Nachrichten aus dem Netz (52): ... wurde im Viktorianischen Zeitalter geschlagen, verbannt, hingerichtet.

... wurde im Viktorianischen Zeitalter geschlagen, verbannt, hingerichtet.

(Foto: Screenshot: oldbaileyonline.org)

Die "Proceedings" des Old Bailey, jetzt vorbildlich vollständig erfasst unter www.oldbaileyonline.org, wurden von 1674 bis 1913 veröffentlicht - als Abschreckung und zur Unterhaltung des Publikums. 53 Todesstrafen also wurden in jenem Zeitraum von den Jurys für "Sodomie" verhängt. Unter diesen Tatbestand fielen auch Oralverkehr und Sex mit Tieren, in aller Regel aber war damit der Analverkehr zwischen Männern gemeint. Zur Relativierung muss man wissen, dass sehr viele der in London ausgesprochenen Todesurteile in der Praxis nicht vollstreckt wurden. Doch schlimm genug - und noch im Jahre 1895, als die Todesstrafe für die allermeisten Verbrechen abgeschafft war, wurde Oscar Wilde wegen seiner Homosexualität zu zwei Jahren "hard labour" verurteilt.

Auch den Oscar-Wilde-Prozess findet man in den digitalisierten "Proceedings", allerdings nur noch mit knappen, verhehlenden Worten ("acts of gross indecency with certain male persons"). Viktorianische Prüderie. Das war im 17. und frühen 18. Jahrhundert noch ganz anders: Da finden sich die saftigsten, detailliertesten Zeugenaussagen, ob nun jemand das Treiben in den illegalen "molly houses" der Homosexuellen beobachtete, den Versuch, einen toten Säugling in einem Obstkorb zu entsorgen, einen Straßenraub oder gar - Gott bewahre! - die heimliche Abhaltung einer katholischen Messe ("Popish behaviour").

Staatlich unterstützter Sensationsjournalismus

Der veränderte Ton der Prozessberichte hat auch damit zu tun, dass die Gesellschaft in der maßlos gewachsenen Weltstadt London distanzierter und kontrollierter wurde und weniger Toleranz gegenüber körperlicher Gewalt zeigte; die öffentlichen Hinrichtungen, einst ein beliebtes Spektakel, wurden 1868 abgeschafft. Außerdem wurden die "Proceedings" amtlicher und die Gerichtsreportagen zunehmend von den Tageszeitungen übernommen, weswegen man sie auch nach 239 Jahren und 210.000 Prozessen einstellte.

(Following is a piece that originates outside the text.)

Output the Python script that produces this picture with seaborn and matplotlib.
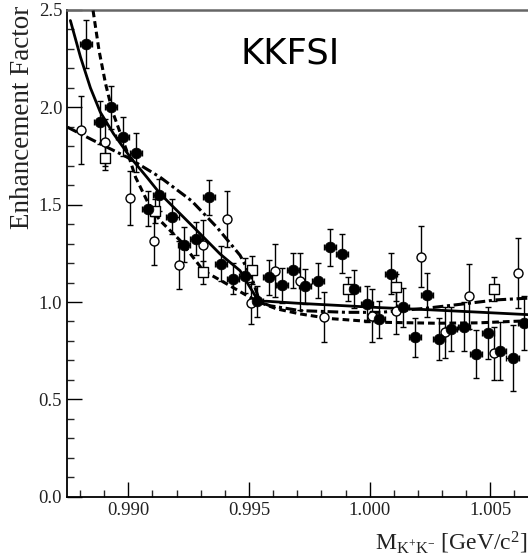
import numpy as np
import pandas as pd
import matplotlib
matplotlib.use("Agg")
import matplotlib.pyplot as plt
from matplotlib.ticker import MultipleLocator, FormatStrFormatter
import seaborn as sns

# ---------------- data ----------------
filled_x = [0.98826, 0.98881, 0.98930, 0.98976, 0.99030, 0.99080, 0.99128, 0.99183,
            0.99231, 0.99280, 0.99333, 0.99384, 0.99433, 0.99485, 0.99533, 0.99584,
            0.99635, 0.99683, 0.99734, 0.99785, 0.99835, 0.99884, 0.99937, 0.99989,
            1.00037, 1.00088, 1.00138, 1.00186, 1.00236, 1.00289, 1.00339, 1.00390,
            1.00441, 1.00489, 1.00540, 1.00592, 1.00640]
filled_y = [2.326, 1.923, 2.000, 1.850, 1.768, 1.478, 1.550, 1.439,
            1.293, 1.326, 1.538, 1.196, 1.119, 1.134, 1.004, 1.128,
            1.085, 1.163, 1.081, 1.110, 1.281, 1.249, 1.067, 0.990,
            0.911, 1.146, 0.973, 0.819, 1.036, 0.810, 0.862, 0.874,
            0.733, 0.839, 0.747, 0.711, 0.893]
filled_err = [0.125, 0.11, 0.11, 0.10, 0.10, 0.09, 0.08, 0.09,
              0.09, 0.085, 0.09, 0.09, 0.08, 0.09, 0.08, 0.09,
              0.09, 0.09, 0.09, 0.09, 0.095, 0.10, 0.10, 0.091,
              0.094, 0.106, 0.10, 0.10, 0.115, 0.11, 0.113, 0.124,
              0.124, 0.133, 0.15, 0.17, 0.14]
filled_xerr = 0.00025

open_x = [0.98805, 0.98905, 0.99005, 0.99107, 0.99208, 0.99309, 0.99408, 0.99508,
          0.99609, 0.99711, 0.99809, 1.00010, 1.00111, 1.00214, 1.00313, 1.00413,
          1.00514, 1.00614]
open_y = [1.884, 1.821, 1.535, 1.316, 1.190, 1.293, 1.427, 0.995,
          1.161, 1.106, 0.921, 0.930, 0.956, 1.233, 0.844, 1.029,
          0.737, 1.149]
open_err = [0.173, 0.12, 0.137, 0.127, 0.124, 0.13, 0.144, 0.11,
            0.135, 0.148, 0.128, 0.137, 0.12, 0.158, 0.13, 0.168,
            0.137, 0.18]

square_x = [0.98905, 0.99109, 0.99309, 0.99511, 0.99910, 1.00111, 1.00517]
square_y = [1.740, 1.468, 1.153, 1.165, 1.067, 1.076, 1.067]
square_err = [0.064, 0.06, 0.06, 0.07, 0.06, 0.07, 0.06]

solid_x = [0.98760, 0.98802, 0.98843, 0.98884, 0.98939, 0.99008, 0.99077, 0.99132,
           0.99215, 0.99298, 0.99380, 0.99463, 0.99504, 0.99540, 0.99573, 0.99711,
           1.00046, 1.00250, 1.00450, 1.00660]
solid_y = [2.446, 2.258, 2.100, 1.975, 1.864, 1.744, 1.641, 1.556,
           1.453, 1.350, 1.247, 1.161, 1.076, 1.003, 1.004, 0.993,
           0.971, 0.960, 0.948, 0.935]

dashed_x = [0.98854, 0.98879, 0.98906, 0.98934, 0.98968, 0.99003, 0.99030, 0.99084,
            0.99132, 0.99215, 0.99311, 0.99408, 0.99504, 0.99545, 0.99614, 0.99711,
            0.99835, 1.00046, 1.00276, 1.00450, 1.00660]
dashed_y = [2.497, 2.290, 2.120, 1.980, 1.864, 1.744, 1.641, 1.504,
            1.418, 1.316, 1.161, 1.093, 1.024, 0.998, 0.965, 0.939,
            0.915, 0.896, 0.891, 0.893, 0.904]

dashdot_x = [0.98748, 0.98857, 0.98995, 0.99132, 0.99262, 0.99367, 0.99463, 0.99511,
             0.99545, 0.99587, 0.99711, 0.99904, 1.00046, 1.00234, 1.00387, 1.00525,
             1.00660]
dashdot_y = [1.898, 1.829, 1.744, 1.641, 1.520, 1.384, 1.240, 1.127,
             1.000, 0.981, 0.956, 0.947, 0.947, 0.968, 0.990, 1.011,
             1.020]

x_major_ticks = [0.990, 0.995, 1.000, 1.005]
y_major_ticks = [0.0, 0.5, 1.0, 1.5, 2.0, 2.5]
title_text = "KKFSI"
y_label = "Enhancement Factor"
x_label = r"$\mathregular{M_{K^{+}K^{-}}}$ [GeV/c$^{2}$]"

# ---------------- style ----------------
sns.set_theme(style="ticks")
plt.rcParams["font.family"] = ["Liberation Serif", "DejaVu Serif"]
plt.rcParams["mathtext.fontset"] = "custom"
plt.rcParams["mathtext.rm"] = "Liberation Serif"
plt.rcParams["mathtext.it"] = "Liberation Serif:italic"

W, H = 528, 558
fig = plt.figure(figsize=(W / 100, H / 100), dpi=100)
fig.patch.set_facecolor("white")
ax = fig.add_axes([67 / W, (H - 496.7) / H, (530 - 67) / W, (496.7 - 10) / H])
ax.set_facecolor("white")

# curves
df_solid = pd.DataFrame({"x": solid_x, "y": solid_y})
df_dash = pd.DataFrame({"x": dashed_x, "y": dashed_y})
df_dd = pd.DataFrame({"x": dashdot_x, "y": dashdot_y})
sns.lineplot(data=df_solid, x="x", y="y", ax=ax, color="black", lw=2.0,
             estimator=None, sort=False, zorder=3)
sns.lineplot(data=df_dash, x="x", y="y", ax=ax, color="black", lw=2.2,
             estimator=None, sort=False, zorder=3, linestyle=(0, (2.2, 1.3)))
sns.lineplot(data=df_dd, x="x", y="y", ax=ax, color="black", lw=2.2,
             estimator=None, sort=False, zorder=3, linestyle=(0, (3.5, 1.2, 1.0, 1.2)))

# error bars
ax.errorbar(filled_x, filled_y, yerr=filled_err, xerr=filled_xerr, fmt="none",
            ecolor="black", elinewidth=1.0, capsize=2.2, capthick=1.0, zorder=4)
ax.errorbar(open_x, open_y, yerr=open_err, fmt="none",
            ecolor="black", elinewidth=1.0, capsize=2.2, capthick=1.0, zorder=4)
ax.errorbar(square_x, square_y, yerr=square_err, fmt="none",
            ecolor="black", elinewidth=1.0, capsize=2.2, capthick=1.0, zorder=4)

# markers
sns.scatterplot(x=square_x, y=square_y, ax=ax, marker="s", s=42,
                facecolor="white", edgecolor="black", linewidth=1.0, zorder=5)
sns.scatterplot(x=open_x, y=open_y, ax=ax, marker="o", s=42,
                facecolor="white", edgecolor="black", linewidth=1.0, zorder=5)
sns.scatterplot(x=filled_x, y=filled_y, ax=ax, marker="o", s=60,
                color="black", edgecolor="black", linewidth=0.5, zorder=6)

# axes
ax.set_xlim(0.98746, 1.006644)
ax.set_ylim(0.0, 2.5)
ax.set_xticks(x_major_ticks)
ax.set_yticks(y_major_ticks)
ax.xaxis.set_minor_locator(MultipleLocator(0.001))
ax.yaxis.set_minor_locator(MultipleLocator(0.1))
ax.xaxis.set_major_formatter(FormatStrFormatter("%.3f"))
ax.yaxis.set_major_formatter(FormatStrFormatter("%.1f"))
ax.tick_params(axis="both", which="major", direction="in", length=10.5, width=1.0,
               labelsize=13.5, pad=3.5, colors="black", labelcolor="#222222")
ax.tick_params(axis="both", which="minor", direction="in", length=5.0, width=1.0)
ax.tick_params(axis="y", which="both", right=False)
ax.tick_params(axis="x", which="both", top=False)
ax.set_xlabel("")
ax.set_ylabel("")
for s in ["left", "bottom"]:
    ax.spines[s].set_color("black")
    ax.spines[s].set_linewidth(1.3)
ax.spines["top"].set_color("#666666")
ax.spines["top"].set_linewidth(1.8)
ax.spines["right"].set_visible(False)

# texts
fig.text(290 / W, 1 - 54 / H, title_text, ha="center", va="center",
         fontsize=25.5, family=["DejaVu Sans"], color="black")
fig.text(23 / W, 1 - 6 / H, y_label, rotation=90, ha="center", va="top",
         fontsize=19.5, color="#222222")
fig.text(527 / W, 1 - 550 / H, x_label, ha="right", va="baseline",
         fontsize=17, color="#222222")

fig.savefig("out.png", dpi=100, facecolor="white")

Für ein Buch wie "Überwachen und Strafen" von Michel Foucault musste man noch mühsam die Archive durchforsten; jetzt kann man mit einer Suchmaschine seine Treffer nach Vergehen, Strafmethoden (wie öffentliches Auspeitschen) und Jahreszahlen einschränken und dazu Hintergrundinformationen zur Londoner Verbrechens-, Rechts- und Sozialgeschichte abrufen.

Manche Zeitgenossen mit aufgeklärtem Kopf und zartem Herzen meinen, mit den Säuglingen in der Tiefkühltruhe oder dem Inzestkeller von Amstetten sei ein bisher ungekannter Tiefpunkt nicht nur menschlichen Verhaltens, sondern auch des Boulevardjournalismus erreicht. Ihnen sei empfohlen, sich durch dieses Online-Projekt zu klicken, das von der Open University zusammen mit den Universitäten von Hertfordshire und Sheffield geschaffen wurde. Diese Prozessberichterstattung, teilweise köstlich zu lesen, ist nichts anderes als ein staatlich unterstützter, vom Präventionsgedanken hervorgebrachter Sensationsjournalismus.